The Museum of the Bible has been forced to give up an ancient cuneiform fragment bearing a portion of the Epic of Gilgamesh, one of the world’s oldest poems.
The Gilgamesh Dream Tablet originates from Iraq and was bought from an auction house in 2014 by Hobby Lobby, the owners of the Washington DC-based Museum of the Bible.
Federal agents confiscated the item from the museum in 2019 over fears it was brought illegally into the US.
The Department of Justice alleges that the tablet was purchased in 2003 from the relative of a London coin dealer and sent by international post to the US by an American antiquities dealer and cuneiform expert without the contents being declared.
It was then sold in 2007 with a false letter of provenance claiming that the tablet had been inside a box of miscellaneous ancient bronze fragments purchased in a 1981 auction.
The fragment was then sold several times more in various countries along with the false provenance letter before ending up in a London auction house, which sold it to Hobby Lobby in 2014 through a private sale.
This week the US District Court for the Eastern District of New York ordered the forfeiture of the Gilgamesh Dream Tablet from the museum.
Assistant Attorney General Kenneth A Polite Jr, speaking on behalf of the Department of Justice, said, “Forfeiture of the Gilgamesh Dream Tablet demonstrates the Department’s continued commitment to eliminating smuggled cultural property from the US art market.
“Thwarting trade in smuggled goods by seizing and forfeiting an ancient artifact shows the department’s dedication to using all available tools, including forfeiture, to ensure justice.”

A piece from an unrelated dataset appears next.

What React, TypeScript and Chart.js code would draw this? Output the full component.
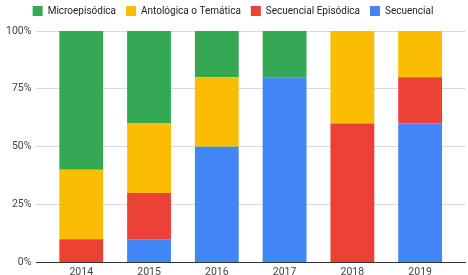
import React, { useEffect, useRef } from "react";
import { Chart, registerables } from "chart.js";
Chart.register(...registerables);

const years = ["2014", "2015", "2016", "2017", "2018", "2019"];
const secuencial = [0, 10, 50, 80, 0, 60];
const secuencialEpisodica = [10, 20, 0, 0, 60, 20];
const antologica = [30, 30, 30, 0, 40, 20];
const microepisodica = [60, 40, 20, 20, 0, 0];
const yTicks = [0, 25, 50, 75, 100];

const FONT = "Roboto, Arial, sans-serif";

const legendGap = {
  id: "legendGap",
  beforeInit(chart: any) {
    const legend = chart.legend;
    if (!legend) return;
    const fit = legend.fit;
    legend.fit = function () {
      fit.call(this);
      this.height += 5;
    };
  },
};

export default function App() {
  const ref = useRef<HTMLCanvasElement>(null);
  useEffect(() => {
    document.body.style.margin = "0";
    const first = Number(years[0]);
    const last = Number(years[years.length - 1]);
    const chart = new Chart(ref.current!, {
      type: "bar",
      plugins: [legendGap],
      data: {
        labels: years,
        datasets: [
          { label: "Secuencial", data: secuencial, backgroundColor: "#4285f4" },
          { label: "Secuencial Episódica", data: secuencialEpisodica, backgroundColor: "#ea4335" },
          { label: "Antológica o Temática", data: antologica, backgroundColor: "#fbbc04" },
          { label: "Microepisódica", data: microepisodica, backgroundColor: "#34a853" },
        ],
      },
      options: {
        animation: false,
        responsive: false,
        maintainAspectRatio: false,
        layout: { padding: { left: 1, right: 3, top: -4, bottom: -8 } },
        datasets: { bar: { categoryPercentage: 0.647, barPercentage: 1 } },
        plugins: {
          legend: {
            reverse: true,
            position: "top",
            labels: {
              boxWidth: 10,
              boxHeight: 10,
              padding: 10,
              color: "#222",
              font: { family: FONT, size: 10 },
            },
          },
          tooltip: { enabled: false },
        },
        scales: {
          x: {
            type: "linear",
            stacked: true,
            offset: false,
            min: first - 0.662,
            max: last + 0.662,
            grid: { display: false, offset: false, drawTicks: false },
            border: { color: "#333" },
            ticks: {
              stepSize: 1,
              includeBounds: false,
              padding: 4,
              color: "#444",
              font: { family: FONT, size: 10.5 },
              callback: (v: any) => String(v),
            },
          },
          y: {
            stacked: true,
            min: 0,
            max: 100,
            afterBuildTicks: (s: any) => {
              s.ticks = yTicks.map((v) => ({ value: v }));
            },
            ticks: {
              padding: 5,
              color: "#444",
              font: { family: FONT, size: 10.5 },
              callback: (v: any) => v + "%",
            },
            grid: { color: "#d9d9d9", drawTicks: false },
            border: { display: false },
          },
        },
      },
    });
    return () => chart.destroy();
  }, []);
  return (
    <div style={{ width: 468, height: 275 }}>
      <canvas ref={ref} width={468} height={275} style={{ display: "block" }} />
    </div>
  );
}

Peter C Fitzhugh, of Homeland Security Investigations (HSI), New York, said, “The trafficking of cultural property and art is a lucrative criminal enterprise that transnational criminal organizations exploit to make a profit, regardless of its destructive consequence to cultures around the globe.
“HSI continues to partner in art and antiquities investigations to ensure looted pieces are no longer trafficked through commerce for an illicit profit, because the cultural value of this tablet that travelled the world under false provenance exceeds any monetary value.”
The Museum of the Bible did not respond to a request for comment, but said last year that it was cooperating with federal authorities on the item and its return to Iraq.
“We support the Department of Homeland Security’s efforts to return this Gilgamesh fragment to Iraq,” the museum said.
It added, “Before displaying the item in 2017, we informed the Embassy of Iraq that we had the item in our possession but extensive research would be required to establish provenance. We have continued these private discussions with Iraqi officials.
“We announced previously that we would be assisting in the return of items to Iraq and Egypt, and we have cooperated with Homeland Security on all of these matters.”